The legislators aren't ready to act before SACS officials conduct their investigation, though.

"Before people make judgments, they should have the proper information," said Rep. Darryl Jordan (D-Riverdale), the chairman of the legislative delegation. "All I know about the situation, right now, is what I've seen and heard in the news. It's important to see what SACS comes up with during it's investigation."

The delegation includes Jordan and representatives Roberta Abdul-Salaam (D-Riverdale), Mike Glanton (D-Jonesboro), Joe Heckstall (D-East Point), Celeste Johnson (D-Jonesboro), Georganna Sinkfield (D-Atlanta), and Wade Starr (D-Fayetteville), as well as senators Gail Davenport (D-Jonesboro) and Valencia Seay (D-Riverdale).

The residents are basing their request on a 2003 state law, which was created to do the same thing for the Atlanta Board of Education. The 2003 law established a seven-member ethics commission to investigate complaints, made by board members, of alleged ethics violations by other board members.

"You've got several groups who want to throw the [board] out, but that's not practical, it's not going to happen, and it won't solve the underlying problem," said Larry O'Keeffe, a Rex resident who sent the letter on behalf of community residents. "We're seeking a permanent, long-term solution, so SACS doesn't have to get involved whenever there is a problem."

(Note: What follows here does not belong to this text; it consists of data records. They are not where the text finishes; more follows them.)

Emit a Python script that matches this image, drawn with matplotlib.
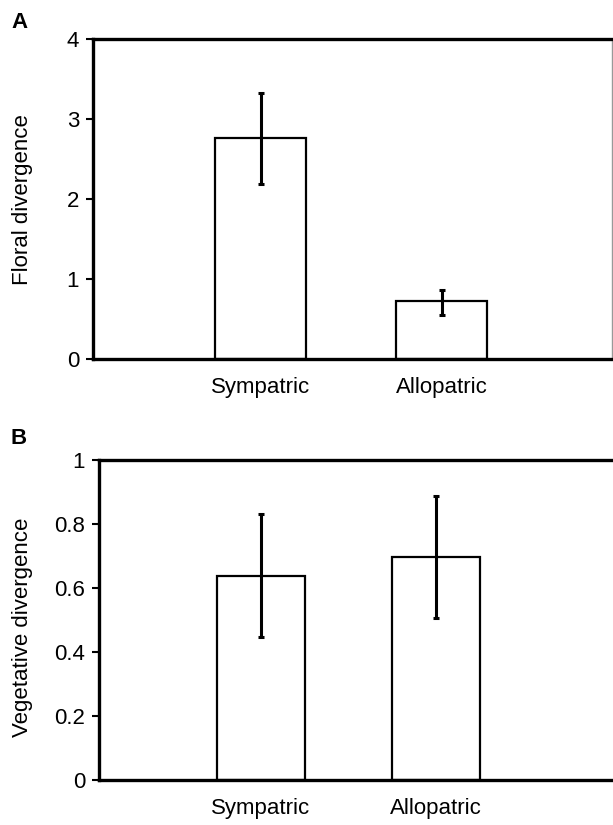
import matplotlib
matplotlib.use("Agg")
import matplotlib.pyplot as plt
import numpy as np

plt.rcParams['font.family'] = ['Liberation Sans', 'DejaVu Sans']

categories = ["Sympatric", "Allopatric"]

floral_mean = [2.76, 0.72]
floral_err_low = [2.19, 0.55]
floral_err_high = [3.33, 0.86]

veg_mean = [0.638, 0.697]
veg_err_low = [0.446, 0.505]
veg_err_high = [0.83, 0.887]

floral_ticks = [0, 1, 2, 3, 4]
veg_ticks = [0, 0.2, 0.4, 0.6, 0.8, 1]
veg_ticklabels = ["0", "0.2", "0.4", "0.6", "0.8", "1"]

fig = plt.figure(figsize=(6.13, 8.25), dpi=100)

W, H = 613, 825
def rect(l, r, t, b):
    return [l / W, (H - b) / H, (r - l) / W, (b - t) / H]

def panel(ax, means, lo, hi, ylim, ticks, ticklabels, ylabel, xlim, right_spine, label_y):
    x = np.arange(len(categories))
    means = np.array(means)
    yerr = [means - np.array(lo), np.array(hi) - means]
    ax.bar(x, means, width=0.5, color="white", edgecolor="black", linewidth=1.6, zorder=2)
    ax.errorbar(x, means, yerr=yerr, fmt="none", ecolor="black", elinewidth=2.2,
                capsize=2.5, capthick=2.2, zorder=3)
    ax.set_xlim(*xlim)
    ax.set_ylim(*ylim)
    ax.set_yticks(ticks)
    ax.set_yticklabels(ticklabels)
    ax.set_xticks(x)
    ax.set_xticklabels(categories)
    ax.tick_params(axis="y", direction="out", length=5, width=1.5, labelsize=16, pad=5)
    ax.tick_params(axis="x", length=0, labelsize=16, pad=13)
    ax.set_ylabel(ylabel, fontsize=16)
    ax.yaxis.set_label_coords(33 / W, 1 - label_y / H, transform=fig.transFigure)
    for s in ["left", "bottom", "top"]:
        ax.spines[s].set_linewidth(2.4)
    if right_spine:
        ax.spines["right"].set_linewidth(1.0)
        ax.spines["right"].set_color("#999999")
    else:
        ax.spines["right"].set_visible(False)

axA = fig.add_axes(rect(93, 612, 39, 359))
panel(axA, floral_mean, floral_err_low, floral_err_high, (0, 4), floral_ticks,
      [str(t) for t in floral_ticks], "Floral divergence", (-0.925, 1.94), True, 200)

axB = fig.add_axes(rect(99, 613, 460, 780))
panel(axB, veg_mean, veg_err_low, veg_err_high, (0, 1), veg_ticks,
      veg_ticklabels, "Vegetative divergence", (-0.925, 2.01), False, 627)

fig.text(11 / W, 1 - 22 / H, "A", fontsize=16, fontweight="bold", va="center", ha="left")
fig.text(11 / W, 1 - 438 / H, "B", fontsize=16, fontweight="bold", va="center", ha="left")

fig.savefig("out.png", dpi=100)
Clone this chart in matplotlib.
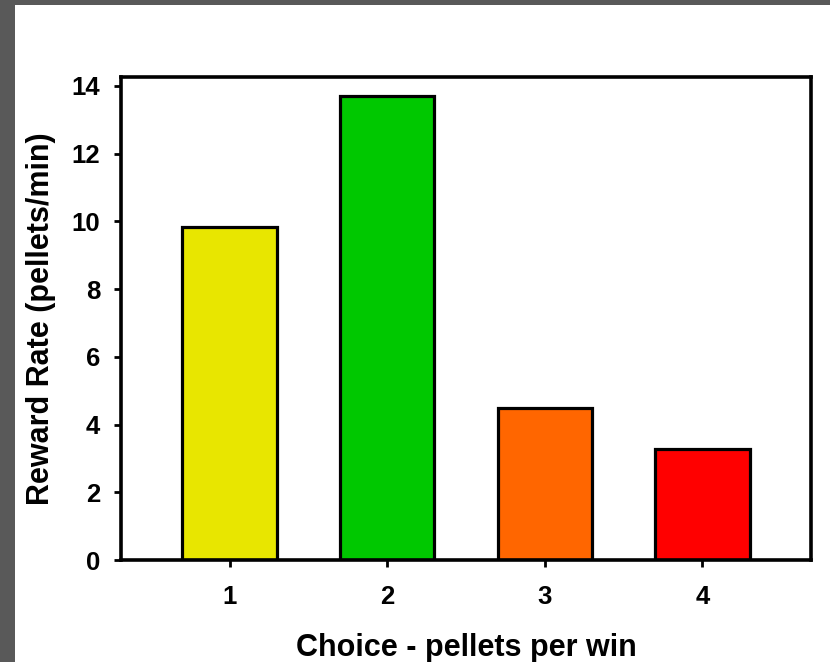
import numpy as np
import matplotlib.pyplot as plt
from matplotlib.patches import Rectangle

# data
choices = [1, 2, 3, 4]
reward_rate = [9.83, 13.7, 4.49, 3.28]
bar_colors = ['#E8E600', '#00C800', '#FF6600', '#FF0000']
yticks = [0, 2, 4, 6, 8, 10, 12, 14]

plt.rcParams['font.family'] = ['Liberation Sans', 'DejaVu Sans']
plt.rcParams['font.weight'] = 'bold'

fig = plt.figure(figsize=(8.3, 6.62), dpi=100, facecolor='#595959')
# white page with the gray band on top and left
fig.patches.append(Rectangle((15 / 830, 0), 1, 1 - 5 / 662, transform=fig.transFigure,
                             facecolor='white', edgecolor='none', zorder=-5))

ax = fig.add_axes([121 / 830, 1 - 560 / 662, (811 - 121) / 830, (560 - 77) / 662])
ax.set_zorder(2)
ax.bar(choices, reward_rate, width=0.6, color=bar_colors, edgecolor='black', linewidth=2.3, zorder=2)

ax.set_xlim(0.31, 4.69)
ax.set_ylim(0, 14.26)
ax.set_xticks(choices)
ax.set_yticks(yticks)
for s in ax.spines.values():
    s.set_linewidth(2.6)
ax.tick_params(axis='both', direction='out', width=2, length=5, labelsize=18.5)
ax.tick_params(axis='y', pad=10)
ax.tick_params(axis='x', pad=13)
for lab in ax.get_xticklabels() + ax.get_yticklabels():
    lab.set_fontweight('bold')

ax.set_xlabel('Choice - pellets per win', fontsize=22, fontweight='bold', labelpad=17)
ax.set_ylabel('Reward Rate (pellets/min)', fontsize=22, fontweight='bold', labelpad=11)

fig.savefig('out.png', dpi=100, facecolor=fig.get_facecolor())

Jordan, and his fellow legislators, are willing to sit down with board members, and Dr. Mark Elgart, the president of SACS' Council on Accreditation and School Improvement, and discuss ways to find a permanent solution to the board's alleged problems.

Jordan said that includes getting legislation passed that governs ethics for the Clayton County Board of Education. "As elected officials, they should do what's in the best interest of the people they represent, and not themselves," Jordan said.

In a statement, Rep. Mike Glanton (D-Jonesboro) said he has received requests for legislation that would police the board from "several other groups." He also said he can't remember going somewhere in the last month without having a SACS-related conversation with his constituents.

He is hopeful the board members can fix the situation, without legislative help, by amending their ethics policy to include enforcement measures, which would "forestall any repeat of the current situation."

"I believe the above suggested proactive [action] by our school board would send a message loud and clear to SACS, and all concerned, of their professional commitment to our children, public schools and our community. Actions that, if not completely precluding anticipated actions by SACS, at the very least, minimizing the impact of those actions," Glanton continued.

Elgart supports the General Assembly passing a law dealing with the board's ethics, but he wasn't sure legislation would make an impact on what SACS does with the Clayton County school system this time around.

"Clearly, they are already violating their own [ethics] policy," Elgart said. "Ethics is very important to the complaints we've received. Ethics speaks to the behavior of the board. The behavior of individuals is critical. Ethics is an important part of how a person behaves."

Seay, who was a member of the board from 1994 until 2000, said she is familiar with the 2003 legislation pertaining to the Atlanta Board of Education. She declined to comment on what impact similar legislation would have on Clayton County's board, though, because she had not seen O'Keeffe's letter, as of Wednesday.

Seay would like to see the members of the Clayton County legislative delegation sit down and discuss the SACS issue, but she isn't happy to see the board under investigation by SACS again.

"Education is everything," Seay said. "It is the key to freedom, and anytime the education of the children is jeopardized, it's a concern to me."

Ericka Davis, the board's chairperson, said the board is considering making changes to it's existing ethics policy. She added that the power to create a policy that has strong enforcement procedures would have to come from the General Assembly, though.

"Ethics policies have no real bite, without strong sanctions to enforce adherence to those policies," Davis said. "That will require legislation to change our charter to do it."